Business
Rail in Ethiopia riding high while Kenya is still lagging behind
The company is doubling its number of locomotives this year, but the long-term viability of its concession is now in doubt. China Export-Import Bank has agreed in principle to provide 85% of the finance for the standard gauge line, which estimates put at a cost of $5.3 billion.
However, transport principal secretary Nduva Muli told the Public Investments Committee in early February that the cost of the project had not been agreed and the finance deal had not been signed. The first phase will cover 500km, while the second phase would link the line to the Ugandan capital of Kampala. Work is expected to begin in July of this year and last four years.

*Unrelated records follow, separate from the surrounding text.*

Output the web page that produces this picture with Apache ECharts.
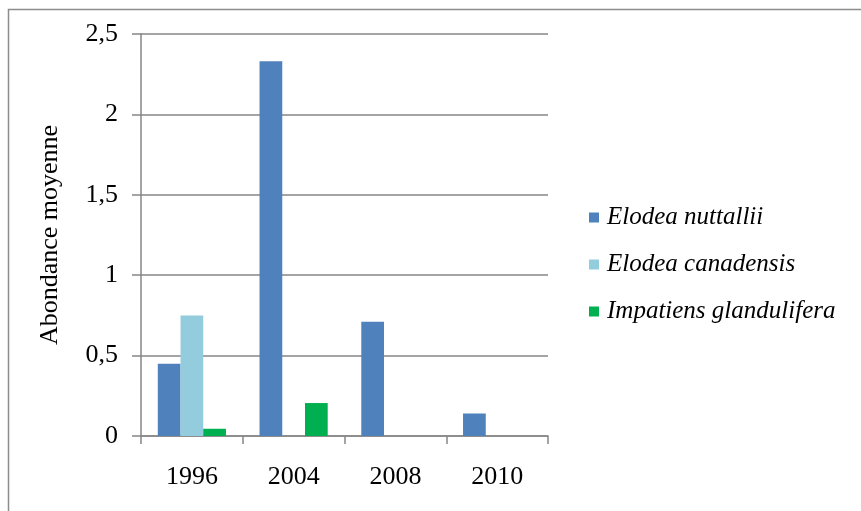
<!DOCTYPE html>
<html><head><meta charset="utf-8">
<script src="https://cdn.jsdelivr.net/npm/echarts@6/dist/echarts.min.js"></script>
<style>html,body{margin:0;padding:0;background:#fff}#c{width:861px;height:511px}</style>
</head><body><div id="c"></div>
<script>
const categories = ['1996', '2004', '2008', '2010'];
const elodeaNuttallii = [0.45, 2.33, 0.71, 0.14];
const elodeaCanadensis = [0.75, 0, 0, 0];
const impatiensGlandulifera = [0.045, 0.205, 0, 0];
const yTicks = {min: 0, max: 2.5, interval: 0.5};

const FONT = '"Liberation Serif", "Times New Roman", serif';
const chart = echarts.init(document.getElementById('c'), null, {renderer: 'canvas'});
const mk = (name, data, color) => ({
  name, type: 'bar', data, barGap: '0%', barCategoryGap: '33%',
  itemStyle: {color}, emphasis: {disabled: true}, animation: false
});
chart.setOption({
  animation: false,
  graphic: [{type: 'rect', shape: {x: 8.5, y: 9.5, width: 1000, height: 1000},
    style: {fill: 'none', stroke: '#8c8c8c', lineWidth: 1.5}, silent: true}],
  grid: {left: 141, right: 313, top: 34, bottom: 75},
  legend: {
    orient: 'vertical', left: 584, top: 200, itemWidth: 10, itemHeight: 10, itemGap: 22,
    icon: 'rect',
    textStyle: {fontFamily: FONT, fontSize: 25, fontStyle: 'italic', color: '#000', padding: [0, 0, 0, 3]},
    data: ['Elodea nuttallii', 'Elodea canadensis', 'Impatiens glandulifera']
  },
  xAxis: {
    type: 'category', data: categories,
    axisLine: {lineStyle: {color: '#868686', width: 1.5}},
    axisTick: {show: true, length: 8, lineStyle: {color: '#868686', width: 1.5}},
    axisLabel: {fontFamily: FONT, fontSize: 26, color: '#000', margin: 28}
  },
  yAxis: {
    type: 'value', min: yTicks.min, max: yTicks.max, interval: yTicks.interval,
    name: 'Abondance moyenne', nameLocation: 'middle', nameGap: 78, nameRotate: 90,
    nameTextStyle: {fontFamily: FONT, fontSize: 26, color: '#000'},
    axisLine: {show: true, lineStyle: {color: '#868686', width: 1.5}},
    axisTick: {show: true, length: 9, lineStyle: {color: '#868686', width: 1.5}},
    splitLine: {lineStyle: {color: '#868686', width: 1.5}},
    axisLabel: {fontFamily: FONT, fontSize: 26, color: '#000', margin: 23,
      formatter: v => String(v).replace('.', ',')}
  },
  series: [
    mk('Elodea nuttallii', elodeaNuttallii, '#4F81BD'),
    mk('Elodea canadensis', elodeaCanadensis, '#93CDDD'),
    mk('Impatiens glandulifera', impatiensGlandulifera, '#00B050')
  ]
});
</script></body></html>
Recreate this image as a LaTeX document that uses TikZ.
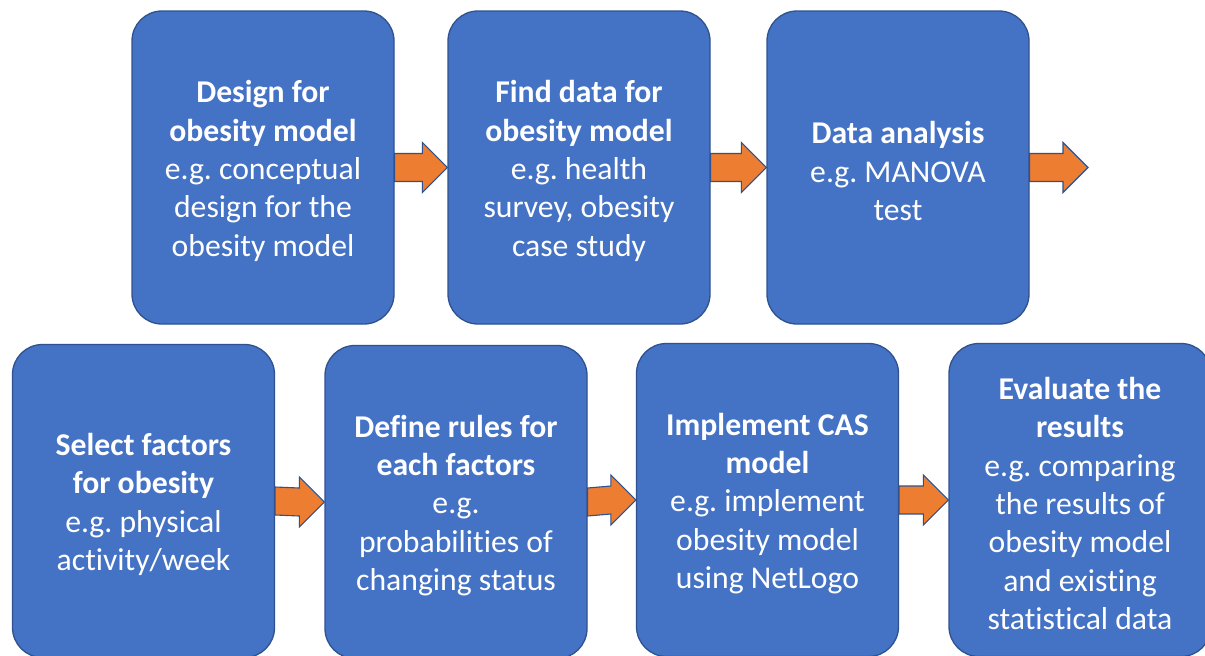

The government started the process of buying up land along the railway’s proposed path in February. The Nairobi government says that the project will be beneficial because it will reduce freight costs from $0.20 per ton/km to $0.08 per ton/km. In late January, Kenyatta said “the standard-gauge railway must and will go ahead for us to achieve our development agenda,” and said that critics are sore losers who lost out on the contract.
China controversy
The Chinese and Kenyan governments signed a state-to-state contract that includes a provision that China Road and Bridge Corporation (CRBC) will carry out the work. Groups opposed to the deal say that there are no provisions in the constitution for single-sourced deals like this one and point to the fact that the World Bank banned the company from participating in its bids due to corruption involved with a contract in the Philippines.
Critics also argue that the deal allows CRBC to conduct the feasibility studies, so there is no independent oversight on costs, which they say are inflated and more expensive per kilometer than its Ethiopian counterpart. The authorities say the deal is structured like this because the previous government under President Mwai Kibaki had shopped around for financiers and found Beijing to be the only party interested.
With China Merchants Holdings having signed a deal with the Tanzanian government in May 2013 to build a port, special economic zone and railroad network at Bagamoyo, competition in East Africa’s transportation and other sectors is heating up. The Ugandan government has now agreed to build a pipeline through Kenya that could terminate at the new port under construction at Lamu, in northern Kenya.
Both the Kenyan and Ethiopian governments would like to serve as South Sudan’s access route to the coast, so being the first across the finishing line is crucial for wooing the Juba government. The ports at Bagamoyo and Mombasa can both attract trade from Rwanda and the Democratic Republic of Congo, providing East Africa with some of the continent’s densest rail networks.